* **Requirements**
All of the lines below are to be printed again exactly; images are excluded from the output.

* **Source material**
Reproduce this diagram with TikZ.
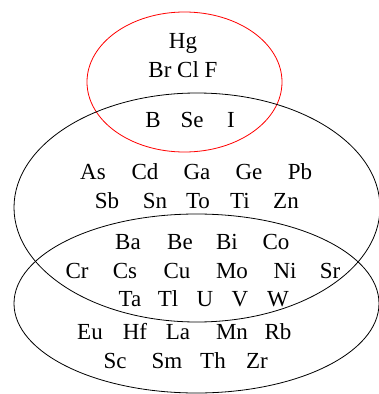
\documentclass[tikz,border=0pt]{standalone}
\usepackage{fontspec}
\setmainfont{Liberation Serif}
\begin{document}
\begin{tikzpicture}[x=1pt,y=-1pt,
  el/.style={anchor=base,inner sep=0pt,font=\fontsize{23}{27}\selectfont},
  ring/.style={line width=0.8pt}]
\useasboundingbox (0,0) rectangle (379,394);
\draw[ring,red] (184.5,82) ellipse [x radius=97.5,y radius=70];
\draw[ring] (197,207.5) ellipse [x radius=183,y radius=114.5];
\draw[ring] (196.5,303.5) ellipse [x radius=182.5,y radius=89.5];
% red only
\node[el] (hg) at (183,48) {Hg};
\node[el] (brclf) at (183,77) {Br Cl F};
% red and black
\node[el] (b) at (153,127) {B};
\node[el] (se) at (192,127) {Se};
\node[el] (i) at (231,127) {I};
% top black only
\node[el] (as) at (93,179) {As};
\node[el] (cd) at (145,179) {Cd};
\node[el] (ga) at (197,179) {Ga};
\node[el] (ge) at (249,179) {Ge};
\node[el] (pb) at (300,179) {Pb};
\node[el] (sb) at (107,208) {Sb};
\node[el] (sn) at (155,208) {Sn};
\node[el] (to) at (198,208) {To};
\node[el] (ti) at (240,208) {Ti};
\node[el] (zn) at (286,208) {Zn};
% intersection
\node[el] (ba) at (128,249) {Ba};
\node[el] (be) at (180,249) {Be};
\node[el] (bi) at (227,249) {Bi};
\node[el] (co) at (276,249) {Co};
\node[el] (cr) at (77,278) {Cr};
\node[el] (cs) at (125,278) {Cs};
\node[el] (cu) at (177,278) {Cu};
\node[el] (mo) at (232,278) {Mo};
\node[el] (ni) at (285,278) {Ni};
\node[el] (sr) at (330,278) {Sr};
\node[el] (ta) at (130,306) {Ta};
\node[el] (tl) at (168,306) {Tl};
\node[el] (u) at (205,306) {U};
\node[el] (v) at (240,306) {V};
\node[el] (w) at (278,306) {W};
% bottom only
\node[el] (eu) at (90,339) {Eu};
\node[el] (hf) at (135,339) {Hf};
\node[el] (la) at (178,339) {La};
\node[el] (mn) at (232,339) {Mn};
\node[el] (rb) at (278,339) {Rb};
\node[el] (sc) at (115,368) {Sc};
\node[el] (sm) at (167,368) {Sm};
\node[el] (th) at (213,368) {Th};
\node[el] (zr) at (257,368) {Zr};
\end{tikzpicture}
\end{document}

* **Task answer**
Reproduce this diagram with TikZ.
\documentclass[tikz,border=0pt]{standalone}
\usepackage{fontspec}
\setmainfont{Liberation Serif}
\begin{document}
\begin{tikzpicture}[x=1pt,y=-1pt,
  el/.style={anchor=base,inner sep=0pt,font=\fontsize{23}{27}\selectfont},
  ring/.style={line width=0.8pt}]
\useasboundingbox (0,0) rectangle (379,394);
\draw[ring,red] (184.5,82) ellipse [x radius=97.5,y radius=70];
\draw[ring] (197,207.5) ellipse [x radius=183,y radius=114.5];
\draw[ring] (196.5,303.5) ellipse [x radius=182.5,y radius=89.5];
% red only
\node[el] (hg) at (183,48) {Hg};
\node[el] (brclf) at (183,77) {Br Cl F};
% red and black
\node[el] (b) at (153,127) {B};
\node[el] (se) at (192,127) {Se};
\node[el] (i) at (231,127) {I};
% top black only
\node[el] (as) at (93,179) {As};
\node[el] (cd) at (145,179) {Cd};
\node[el] (ga) at (197,179) {Ga};
\node[el] (ge) at (249,179) {Ge};
\node[el] (pb) at (300,179) {Pb};
\node[el] (sb) at (107,208) {Sb};
\node[el] (sn) at (155,208) {Sn};
\node[el] (to) at (198,208) {To};
\node[el] (ti) at (240,208) {Ti};
\node[el] (zn) at (286,208) {Zn};
% intersection
\node[el] (ba) at (128,249) {Ba};
\node[el] (be) at (180,249) {Be};
\node[el] (bi) at (227,249) {Bi};
\node[el] (co) at (276,249) {Co};
\node[el] (cr) at (77,278) {Cr};
\node[el] (cs) at (125,278) {Cs};
\node[el] (cu) at (177,278) {Cu};
\node[el] (mo) at (232,278) {Mo};
\node[el] (ni) at (285,278) {Ni};
\node[el] (sr) at (330,278) {Sr};
\node[el] (ta) at (130,306) {Ta};
\node[el] (tl) at (168,306) {Tl};
\node[el] (u) at (205,306) {U};
\node[el] (v) at (240,306) {V};
\node[el] (w) at (278,306) {W};
% bottom only
\node[el] (eu) at (90,339) {Eu};
\node[el] (hf) at (135,339) {Hf};
\node[el] (la) at (178,339) {La};
\node[el] (mn) at (232,339) {Mn};
\node[el] (rb) at (278,339) {Rb};
\node[el] (sc) at (115,368) {Sc};
\node[el] (sm) at (167,368) {Sm};
\node[el] (th) at (213,368) {Th};
\node[el] (zr) at (257,368) {Zr};
\end{tikzpicture}
\end{document}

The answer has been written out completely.